GIVEN REQUEST —
Leave the pictures out, and output exactly the lines from the one containing "Write a Python" through the one containing "W, H = 651, 387".
**** GIVEN RECORDS
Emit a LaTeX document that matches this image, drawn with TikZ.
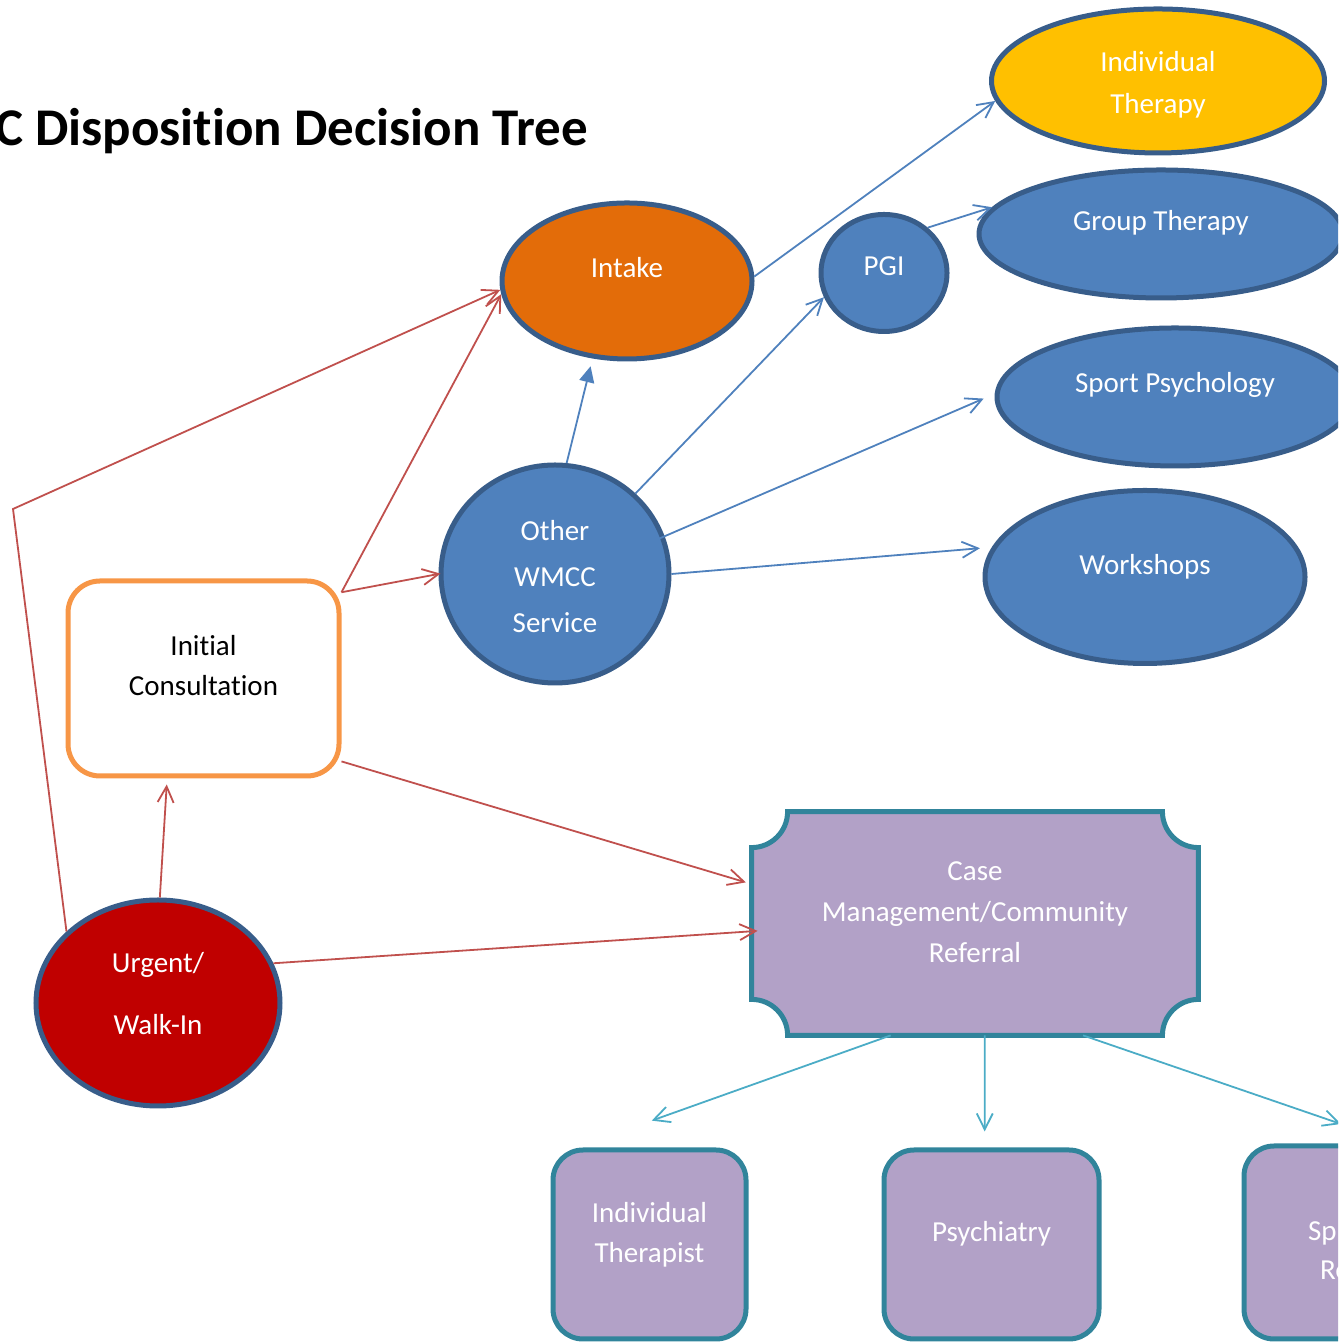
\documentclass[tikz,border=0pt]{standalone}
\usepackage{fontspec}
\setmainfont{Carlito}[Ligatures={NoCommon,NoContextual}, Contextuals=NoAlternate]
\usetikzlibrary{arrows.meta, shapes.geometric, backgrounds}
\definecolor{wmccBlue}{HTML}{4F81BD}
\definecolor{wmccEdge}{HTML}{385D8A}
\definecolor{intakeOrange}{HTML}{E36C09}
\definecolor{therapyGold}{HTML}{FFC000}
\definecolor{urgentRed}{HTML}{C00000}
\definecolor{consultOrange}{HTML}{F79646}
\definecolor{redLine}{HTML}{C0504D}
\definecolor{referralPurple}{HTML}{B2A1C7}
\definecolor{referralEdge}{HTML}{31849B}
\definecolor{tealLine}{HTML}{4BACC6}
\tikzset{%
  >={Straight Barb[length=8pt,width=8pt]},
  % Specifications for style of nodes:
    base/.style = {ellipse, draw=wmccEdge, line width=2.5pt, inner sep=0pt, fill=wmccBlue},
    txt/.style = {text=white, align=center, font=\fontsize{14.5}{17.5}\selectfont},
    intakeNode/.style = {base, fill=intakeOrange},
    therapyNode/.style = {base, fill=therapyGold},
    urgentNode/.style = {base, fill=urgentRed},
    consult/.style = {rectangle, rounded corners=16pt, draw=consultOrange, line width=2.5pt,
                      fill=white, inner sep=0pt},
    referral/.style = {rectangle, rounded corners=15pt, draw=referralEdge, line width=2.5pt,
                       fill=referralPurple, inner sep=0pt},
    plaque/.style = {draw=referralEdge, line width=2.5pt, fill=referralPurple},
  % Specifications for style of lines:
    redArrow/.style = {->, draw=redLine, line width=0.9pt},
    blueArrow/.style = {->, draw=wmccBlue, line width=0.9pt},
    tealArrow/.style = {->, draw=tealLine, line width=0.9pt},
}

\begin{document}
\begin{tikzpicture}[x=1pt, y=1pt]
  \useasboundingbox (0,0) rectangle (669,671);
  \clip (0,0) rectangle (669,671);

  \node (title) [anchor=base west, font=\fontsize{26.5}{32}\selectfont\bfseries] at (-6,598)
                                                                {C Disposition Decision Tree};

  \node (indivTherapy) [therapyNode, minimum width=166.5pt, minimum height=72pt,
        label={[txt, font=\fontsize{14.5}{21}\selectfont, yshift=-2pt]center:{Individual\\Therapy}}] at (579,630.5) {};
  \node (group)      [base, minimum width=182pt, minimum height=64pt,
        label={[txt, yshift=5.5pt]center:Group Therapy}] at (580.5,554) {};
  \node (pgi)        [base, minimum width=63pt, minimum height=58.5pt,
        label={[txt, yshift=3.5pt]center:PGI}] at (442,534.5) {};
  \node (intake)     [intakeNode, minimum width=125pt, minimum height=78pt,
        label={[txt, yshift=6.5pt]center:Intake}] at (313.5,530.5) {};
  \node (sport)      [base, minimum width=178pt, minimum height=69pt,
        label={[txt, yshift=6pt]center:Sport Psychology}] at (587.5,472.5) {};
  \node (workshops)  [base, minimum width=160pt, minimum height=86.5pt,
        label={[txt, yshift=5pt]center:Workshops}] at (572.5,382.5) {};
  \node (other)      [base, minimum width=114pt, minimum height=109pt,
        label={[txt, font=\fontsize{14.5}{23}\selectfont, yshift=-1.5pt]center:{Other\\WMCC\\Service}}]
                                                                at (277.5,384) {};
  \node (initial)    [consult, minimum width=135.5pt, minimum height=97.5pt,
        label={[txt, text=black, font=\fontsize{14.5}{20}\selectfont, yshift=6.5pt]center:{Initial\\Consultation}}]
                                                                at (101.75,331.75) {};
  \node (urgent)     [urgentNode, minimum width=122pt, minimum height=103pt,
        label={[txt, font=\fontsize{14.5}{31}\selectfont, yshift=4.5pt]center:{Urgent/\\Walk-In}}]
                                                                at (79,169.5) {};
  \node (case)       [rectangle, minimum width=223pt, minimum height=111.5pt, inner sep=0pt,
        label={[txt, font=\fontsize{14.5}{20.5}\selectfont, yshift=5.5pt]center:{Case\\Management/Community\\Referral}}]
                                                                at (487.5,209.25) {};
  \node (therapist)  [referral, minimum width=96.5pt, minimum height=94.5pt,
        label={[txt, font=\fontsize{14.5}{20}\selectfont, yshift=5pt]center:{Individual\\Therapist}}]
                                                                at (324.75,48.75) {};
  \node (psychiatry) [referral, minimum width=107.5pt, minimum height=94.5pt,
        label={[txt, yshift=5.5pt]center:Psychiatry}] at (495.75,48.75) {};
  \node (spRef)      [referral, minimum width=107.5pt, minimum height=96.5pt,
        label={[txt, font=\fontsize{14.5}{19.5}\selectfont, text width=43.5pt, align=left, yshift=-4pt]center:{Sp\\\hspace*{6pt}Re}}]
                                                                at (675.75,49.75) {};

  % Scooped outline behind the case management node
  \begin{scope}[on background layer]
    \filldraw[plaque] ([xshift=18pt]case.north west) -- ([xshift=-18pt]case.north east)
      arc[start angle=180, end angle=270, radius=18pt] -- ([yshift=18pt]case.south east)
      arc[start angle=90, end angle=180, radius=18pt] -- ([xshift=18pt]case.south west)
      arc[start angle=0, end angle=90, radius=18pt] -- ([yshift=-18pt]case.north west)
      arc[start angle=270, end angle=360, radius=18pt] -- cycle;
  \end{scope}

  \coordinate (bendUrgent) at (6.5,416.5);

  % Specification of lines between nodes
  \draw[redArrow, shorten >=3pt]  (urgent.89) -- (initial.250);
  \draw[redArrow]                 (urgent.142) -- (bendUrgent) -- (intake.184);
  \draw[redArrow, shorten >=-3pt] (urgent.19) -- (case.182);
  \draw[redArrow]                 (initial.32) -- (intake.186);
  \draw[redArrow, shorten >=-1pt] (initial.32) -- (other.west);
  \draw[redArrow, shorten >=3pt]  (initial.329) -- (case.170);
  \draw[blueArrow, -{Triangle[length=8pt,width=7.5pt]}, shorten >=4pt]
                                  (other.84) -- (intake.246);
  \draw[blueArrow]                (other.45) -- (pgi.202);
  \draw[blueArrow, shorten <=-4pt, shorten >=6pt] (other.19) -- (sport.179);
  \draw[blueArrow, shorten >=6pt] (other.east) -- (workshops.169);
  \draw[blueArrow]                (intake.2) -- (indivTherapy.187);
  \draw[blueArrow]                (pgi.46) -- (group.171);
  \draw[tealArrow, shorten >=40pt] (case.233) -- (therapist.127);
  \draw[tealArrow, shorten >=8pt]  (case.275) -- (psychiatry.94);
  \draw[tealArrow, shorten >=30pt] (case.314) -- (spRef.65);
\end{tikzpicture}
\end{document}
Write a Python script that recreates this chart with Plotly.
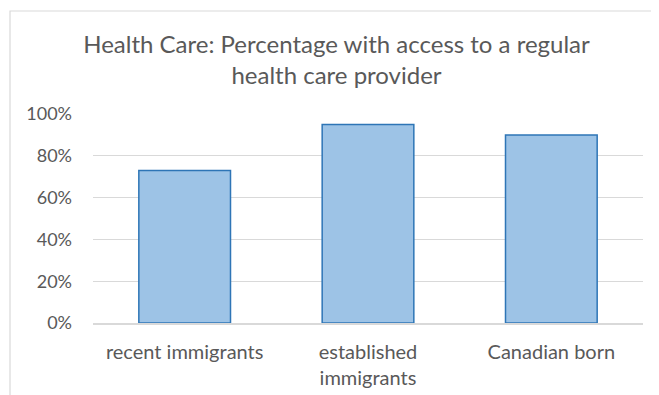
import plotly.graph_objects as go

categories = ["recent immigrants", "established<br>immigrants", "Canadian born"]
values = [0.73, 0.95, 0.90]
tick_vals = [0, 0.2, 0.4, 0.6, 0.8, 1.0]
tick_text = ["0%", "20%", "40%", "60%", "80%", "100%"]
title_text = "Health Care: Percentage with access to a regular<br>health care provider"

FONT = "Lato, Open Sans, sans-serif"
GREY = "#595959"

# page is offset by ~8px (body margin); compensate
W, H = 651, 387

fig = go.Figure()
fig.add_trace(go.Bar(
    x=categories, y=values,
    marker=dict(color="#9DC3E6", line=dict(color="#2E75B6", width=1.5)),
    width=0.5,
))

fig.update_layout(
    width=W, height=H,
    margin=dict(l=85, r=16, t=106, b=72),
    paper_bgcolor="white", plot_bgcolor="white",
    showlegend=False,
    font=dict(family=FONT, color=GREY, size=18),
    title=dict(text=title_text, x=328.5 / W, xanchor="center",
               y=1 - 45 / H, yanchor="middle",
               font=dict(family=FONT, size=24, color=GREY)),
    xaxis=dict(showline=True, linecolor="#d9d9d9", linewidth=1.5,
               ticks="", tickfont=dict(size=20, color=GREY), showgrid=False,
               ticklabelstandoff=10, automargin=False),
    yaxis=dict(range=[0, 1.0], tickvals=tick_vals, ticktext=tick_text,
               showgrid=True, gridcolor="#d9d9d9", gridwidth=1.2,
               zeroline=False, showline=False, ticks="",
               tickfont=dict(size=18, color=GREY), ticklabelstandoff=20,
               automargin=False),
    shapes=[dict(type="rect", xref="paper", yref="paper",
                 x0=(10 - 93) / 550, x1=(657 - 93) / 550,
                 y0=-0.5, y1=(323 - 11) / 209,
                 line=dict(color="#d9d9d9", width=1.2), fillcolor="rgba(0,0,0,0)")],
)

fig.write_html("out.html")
********
SOLUTION FOR THIS TASK —
Write a Python script that recreates this chart with Plotly.
import plotly.graph_objects as go

categories = ["recent immigrants", "established<br>immigrants", "Canadian born"]
values = [0.73, 0.95, 0.90]
tick_vals = [0, 0.2, 0.4, 0.6, 0.8, 1.0]
tick_text = ["0%", "20%", "40%", "60%", "80%", "100%"]
title_text = "Health Care: Percentage with access to a regular<br>health care provider"

FONT = "Lato, Open Sans, sans-serif"
GREY = "#595959"

# page is offset by ~8px (body margin); compensate
W, H = 651, 387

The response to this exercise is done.